Merryland Farms' racehorse finds new home

Couple will sell Bold American to woman

July 06, 1999|By Laura Cadiz | Laura Cadiz,SUN STAFF

Bold American, a retired thoroughbred whose future was in doubt after Baltimore County sold the farm where he lives, has found a new home with a Perry Hall woman.

Carole and John Rigione, the managers of Merryland Farm, bought the former racehorse from the county for $484 and will give the bay gelding to Jennifer O'Donahue, who eventually will pay them back.

"It's a happy ending, and I'm glad it's worked out as well as it has," said John F. Weber III, director of Baltimore County's Department of Recreation and Parks.

The horse's fate has been up in the air since the county decided in the spring to sell the 160-acre Merryland Farm, which was given to the county in 1993 by New York businessman Seymour Cohn.

Cohn also gave the county the horse, valued at $5,000. But county officials did not know Bold American existed until April, when the horse showed up on a county auditor's report made before the sale.

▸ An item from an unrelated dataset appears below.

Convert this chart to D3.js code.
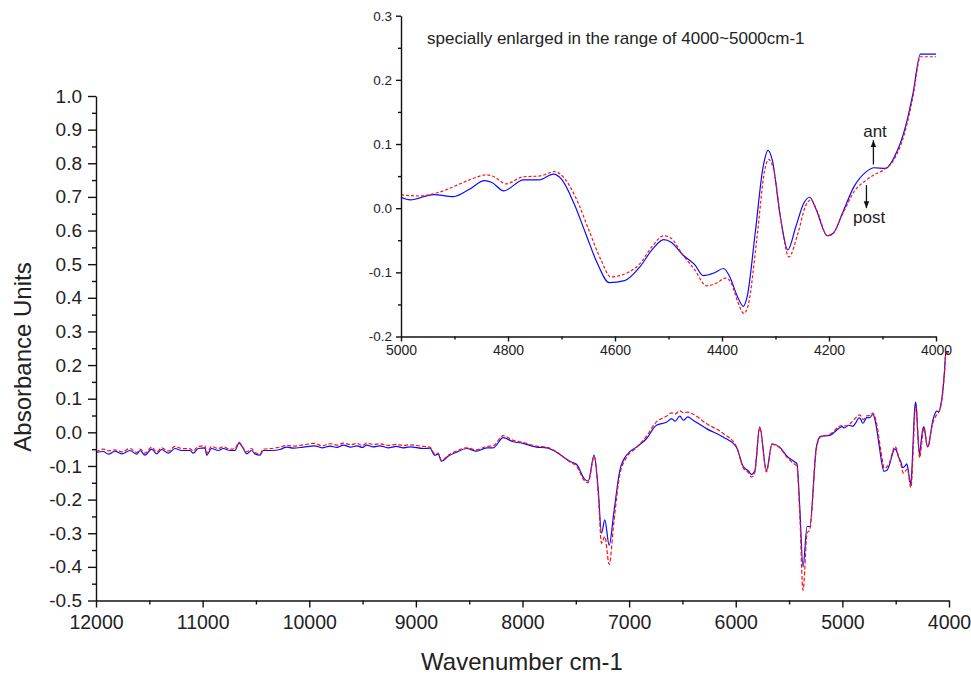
<!DOCTYPE html>
<html>
<head>
<meta charset="utf-8">
<script src="https://d3js.org/d3.v7.min.js"></script>
<style>
  body { margin: 0; background: #fff; }
  text { font-family: "Liberation Sans", Arial, sans-serif; fill: #222; }
  .axis path, .axis line { stroke: #111; stroke-width: 1.4; }
</style>
</head>
<body>
<script>
// full spectrum, 12000 -> 5119 cm-1 (the 5000 -> 4000 part is taken from the enlarged arrays)
const mainWn = [12000,11931,11884,11822,11759,11681,11618,11587,11541,11478,11431,11384,11322,11259,11197,11119,11088,11041,10978,10962,10916,10853,10806,10744,10697,10659,10619,10587,10541,10509,10462,10431,10353,10275,10212,10150,
  10056,9950,9880,9806,9740,9681,9610,9556,9500,9462,9400,9337,9260,9181,9120,9056,
  8931,8869,8822,8791,8759,8697,8619,8525,8431,8337,8275,8181,8087,7994,7869,7775,7681,7556,7494,7416,7384,7328,7290,7259,7228,7187,7144,7087,7025,6931,6838,6744,
  6650,6600,6570,6525,6490,6450,6400,
  6275,6119,5994,5931,5880,5853,5822,5775,5712,5660,5588,5520,5447,5426,5400,5369,5331,5306,5244,5206,5119];
const mainAnt = [-0.060,-0.057,-0.065,-0.056,-0.064,-0.054,-0.065,-0.054,-0.068,-0.050,-0.064,-0.051,-0.062,-0.048,-0.054,-0.054,-0.062,-0.048,-0.046,-0.068,-0.048,-0.054,-0.048,-0.054,-0.054,-0.032,-0.048,-0.064,-0.054,-0.064,-0.068,-0.054,-0.054,-0.051,-0.044,-0.047,
  -0.044,-0.040,-0.046,-0.041,-0.045,-0.038,-0.044,-0.040,-0.045,-0.038,-0.043,-0.040,-0.046,-0.042,-0.046,-0.043,
  -0.048,-0.047,-0.068,-0.065,-0.086,-0.071,-0.059,-0.048,-0.056,-0.046,-0.046,-0.016,-0.028,-0.033,-0.044,-0.046,-0.059,-0.086,-0.095,-0.140,-0.145,-0.068,-0.170,-0.300,-0.260,-0.336,-0.240,-0.113,-0.068,-0.044,-0.019,0.021,
  0.030,0.041,0.033,0.048,0.036,0.046,0.036,
  0.011,-0.014,-0.044,-0.101,-0.115,-0.125,-0.115,0.016,-0.113,-0.034,-0.044,-0.071,-0.088,-0.093,-0.220,-0.400,-0.280,-0.280,-0.044,-0.012,-0.009];
const mainPost = [-0.058,-0.050,-0.055,-0.052,-0.058,-0.048,-0.060,-0.050,-0.062,-0.044,-0.058,-0.046,-0.056,-0.042,-0.048,-0.049,-0.055,-0.042,-0.040,-0.062,-0.042,-0.048,-0.043,-0.050,-0.049,-0.029,-0.046,-0.058,-0.048,-0.060,-0.064,-0.050,-0.048,-0.044,-0.039,-0.041,
  -0.037,-0.033,-0.040,-0.034,-0.038,-0.032,-0.037,-0.033,-0.039,-0.032,-0.036,-0.034,-0.039,-0.036,-0.039,-0.037,
  -0.042,-0.044,-0.064,-0.062,-0.084,-0.068,-0.056,-0.046,-0.052,-0.042,-0.040,-0.010,-0.024,-0.030,-0.041,-0.044,-0.058,-0.088,-0.100,-0.145,-0.150,-0.072,-0.180,-0.330,-0.310,-0.393,-0.270,-0.125,-0.075,-0.046,-0.012,0.031,
  0.048,0.058,0.054,0.064,0.058,0.060,0.054,
  0.026,-0.003,-0.042,-0.105,-0.120,-0.133,-0.120,0.014,-0.118,-0.036,-0.046,-0.074,-0.095,-0.100,-0.240,-0.470,-0.300,-0.290,-0.050,-0.014,-0.006];

// enlarged range, 5000 -> 4000 cm-1
const zoomWn = [5000,4983,4939,4902,4873,4844,4830,4808,4771,4742,4715,4699,4677,4655,4633,4611,4582,4553,4531,4509,4495,4473,4451,4435,4415,4397,4386,4371,4360,4353,4338,4323,4314,4306,4291,4277,4262,4247,4236,4225,4203,4192,4175,4153,4130,4116,4094,4079,4057,4043,4029,4000];
const zoomAnt = [0.017,0.013,0.021,0.018,0.029,0.043,0.040,0.027,0.044,0.044,0.053,0.044,0.008,-0.039,-0.086,-0.116,-0.113,-0.091,-0.065,-0.049,-0.053,-0.073,-0.088,-0.105,-0.101,-0.094,-0.106,-0.138,-0.153,-0.138,-0.039,0.065,0.090,0.075,-0.013,-0.065,-0.029,0.008,0.017,0.000,-0.043,-0.039,-0.008,0.034,0.057,0.063,0.062,0.078,0.127,0.179,0.240,0.240];
const zoomPostWn = [5000,4968,4932,4895,4866,4841,4826,4804,4771,4742,4713,4695,4673,4648,4626,4608,4575,4553,4531,4509,4495,4473,4451,4429,4411,4393,4382,4371,4359,4351,4335,4320,4313,4304,4288,4275,4258,4244,4234,4222,4203,4192,4175,4153,4130,4116,4097,4079,4057,4043,4029,4000];
const zoomPost = [0.021,0.019,0.024,0.036,0.046,0.052,0.049,0.038,0.049,0.050,0.057,0.047,0.016,-0.036,-0.081,-0.107,-0.100,-0.086,-0.060,-0.043,-0.047,-0.073,-0.096,-0.121,-0.117,-0.109,-0.118,-0.145,-0.164,-0.151,-0.049,0.060,0.076,0.062,-0.029,-0.076,-0.039,0.003,0.013,-0.005,-0.043,-0.039,-0.010,0.026,0.044,0.052,0.060,0.075,0.122,0.174,0.236,0.236];

const mainYTicks = [-0.5,-0.4,-0.3,-0.2,-0.1,0.0,0.1,0.2,0.3,0.4,0.5,0.6,0.7,0.8,0.9,1.0];
const mainXTicks = [12000,11000,10000,9000,8000,7000,6000,5000,4000];
const zoomYTicks = [-0.2,-0.1,0.0,0.1,0.2,0.3];
const zoomXTicks = [5000,4800,4600,4400,4200,4000];

const antColour = "#0a0aff", postColour = "#ff1010";

const svg = d3.select("body").append("svg").attr("width", 971).attr("height", 674);

const ant = mainWn.map((w, i) => ({ w, v: mainAnt[i] }))
  .concat(zoomWn.map((w, i) => ({ w, v: zoomAnt[i] })));
const post = mainWn.map((w, i) => ({ w, v: mainPost[i] }))
  .concat(zoomPostWn.map((w, i) => ({ w, v: zoomPost[i] })));
const zAnt = zoomWn.map((w, i) => ({ w, v: zoomAnt[i] }));
const zPost = zoomPostWn.map((w, i) => ({ w, v: zoomPost[i] }));

function fmt(d) { return d.toFixed(1); }
function minorsOf(ticks) {
  const out = [];
  for (let i = 0; i < ticks.length - 1; i++) out.push((ticks[i] + ticks[i + 1]) / 2);
  return out;
}

// ---- main plot
const x = d3.scaleLinear().domain([12000, 4000]).range([96, 949]);
const y = d3.scaleLinear().domain([-0.5, 1.0]).range([600.5, 96]);

const line = d3.line().x(d => x(d.w)).y(d => y(d.v)).curve(d3.curveMonotoneX);

svg.append("path").datum(ant).attr("d", line)
  .attr("fill", "none").attr("stroke", antColour).attr("stroke-width", 1.2);
svg.append("path").datum(post).attr("d", line)
  .attr("fill", "none").attr("stroke", postColour).attr("stroke-width", 1.2)
  .attr("stroke-dasharray", "4,2");

const gx = svg.append("g").attr("class", "axis").attr("transform", "translate(0,600.5)")
  .call(d3.axisBottom(x).tickValues(mainXTicks).tickSize(7).tickPadding(8).tickSizeOuter(0).tickFormat(d3.format("d")));
svg.append("g").attr("class", "axis").attr("transform", "translate(0,600.5)")
  .call(d3.axisBottom(x).tickValues(minorsOf(mainXTicks)).tickSize(4).tickFormat("").tickSizeOuter(0))
  .select(".domain").remove();
const gy = svg.append("g").attr("class", "axis").attr("transform", "translate(96,0)")
  .call(d3.axisLeft(y).tickValues(mainYTicks).tickSize(8).tickPadding(6).tickSizeOuter(0).tickFormat(fmt));
svg.append("g").attr("class", "axis").attr("transform", "translate(96,0)")
  .call(d3.axisLeft(y).tickValues(minorsOf(mainYTicks)).tickSize(4).tickFormat("").tickSizeOuter(0))
  .select(".domain").remove();
gx.selectAll("text").attr("font-size", 19.5).attr("fill", "#222");
gy.selectAll("text").attr("font-size", 19).attr("fill", "#222");

svg.append("text").attr("x", 522).attr("y", 670).attr("text-anchor", "middle")
  .attr("font-size", 24).text("Wavenumber cm-1");
svg.append("text").attr("transform", "translate(31,357) rotate(-90)").attr("text-anchor", "middle")
  .attr("font-size", 24).text("Absorbance Units");

// ---- inset
const zx = d3.scaleLinear().domain([5000, 4000]).range([401, 936]);
const zy = d3.scaleLinear().domain([-0.2, 0.3]).range([336.5, 15.7]);
const zline = d3.line().x(d => zx(d.w)).y(d => zy(d.v)).curve(d3.curveMonotoneX);

svg.append("path").datum(zAnt).attr("d", zline)
  .attr("fill", "none").attr("stroke", antColour).attr("stroke-width", 1.2);
svg.append("path").datum(zPost).attr("d", zline)
  .attr("fill", "none").attr("stroke", postColour).attr("stroke-width", 1.2)
  .attr("stroke-dasharray", "3,2");

const zgx = svg.append("g").attr("class", "axis").attr("transform", "translate(0,336.5)")
  .call(d3.axisBottom(zx).tickValues(zoomXTicks).tickSize(5).tickPadding(4).tickSizeOuter(0).tickFormat(d3.format("d")));
svg.append("g").attr("class", "axis").attr("transform", "translate(0,336.5)")
  .call(d3.axisBottom(zx).tickValues(minorsOf(zoomXTicks)).tickSize(3).tickFormat("").tickSizeOuter(0))
  .select(".domain").remove();
const zgy = svg.append("g").attr("class", "axis").attr("transform", "translate(401,0)")
  .call(d3.axisLeft(zy).tickValues(zoomYTicks).tickSize(5).tickPadding(4).tickSizeOuter(0).tickFormat(fmt));
svg.append("g").attr("class", "axis").attr("transform", "translate(401,0)")
  .call(d3.axisLeft(zy).tickValues(minorsOf(zoomYTicks)).tickSize(3).tickFormat("").tickSizeOuter(0))
  .select(".domain").remove();
zgx.selectAll("text").attr("font-size", 14).attr("fill", "#222");
zgy.selectAll("text").attr("font-size", 13.5).attr("fill", "#222");

svg.append("text").attr("x", 427).attr("y", 44).attr("font-size", 17)
  .text("specially enlarged in the range of 4000~5000cm-1");

// ant / post arrows
svg.append("defs").append("marker").attr("id", "head")
  .attr("viewBox", "0 0 10 10").attr("refX", 10).attr("refY", 5)
  .attr("markerWidth", 7).attr("markerHeight", 7).attr("markerUnits", "userSpaceOnUse")
  .attr("orient", "auto")
  .append("path").attr("d", "M0,1 L10,5 L0,9 Z").attr("fill", "#111");
svg.append("line").attr("x1", zx(4117)).attr("y1", zy(0.068)).attr("x2", zx(4117)).attr("y2", zy(0.106))
  .attr("stroke", "#111").attr("stroke-width", 1.3).attr("marker-end", "url(#head)");
svg.append("line").attr("x1", zx(4130)).attr("y1", zy(0.036)).attr("x2", zx(4130)).attr("y2", zy(0.0))
  .attr("stroke", "#111").attr("stroke-width", 1.3).attr("marker-end", "url(#head)");
svg.append("text").attr("x", zx(4114)).attr("y", 137).attr("text-anchor", "middle")
  .attr("font-size", 17).text("ant");
svg.append("text").attr("x", zx(4125)).attr("y", 223).attr("text-anchor", "middle")
  .attr("font-size", 17).text("post");
</script>
</body>
</html>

The untrained horse, who raced for one year, "does not have a future racing career," said Bob Bendler, deputy director of Baltimore County's Department of Recreation and Parks. "It is more a pet than a racing asset."

The Rigiones have been caring for Bold American, but they wanted to find another home for the horse because they knew that the property, a former premier thoroughbred breeding and training facility, would eventually be sold.

"I was looking for an easy way to do what was best for him and what was best for the county," Carole Rigione said.

William M. Rickman Sr., a Montgomery County developer and chairman of a Delaware horse track, bought Merryland Farm in June at a public auction for $1.075 million.

O'Donahue found out about Bold American through The Sun's April article about the horse. She contacted the Rigiones and began spending time with and caring for the horse.

When Carole Rigione walked into Bold American's stall and found the horse asleep with his head on O'Donahue's shoulder, she knew O'Donahue would be the right owner for the horse.

"They bonded," Carole Rigione said. "She fell in love with him, and he fell in love with her."

If the Rigiones had not offered to buy the horse, the county would have worked to find another home for the animal, Bendler said.

"We would not have put the horse in jeopardy," he said. "We would have properly cared for the horse."

O'Donahue will become Bold American's owner once she moves into her new home, which has a nearby stable where she will board the horse. O'Donahue also is looking into training the horse to determine whether he can be used for short rides, said Carole Rigione.

"I think he likes her," she said. "I think he wants to do whatever she wants to do."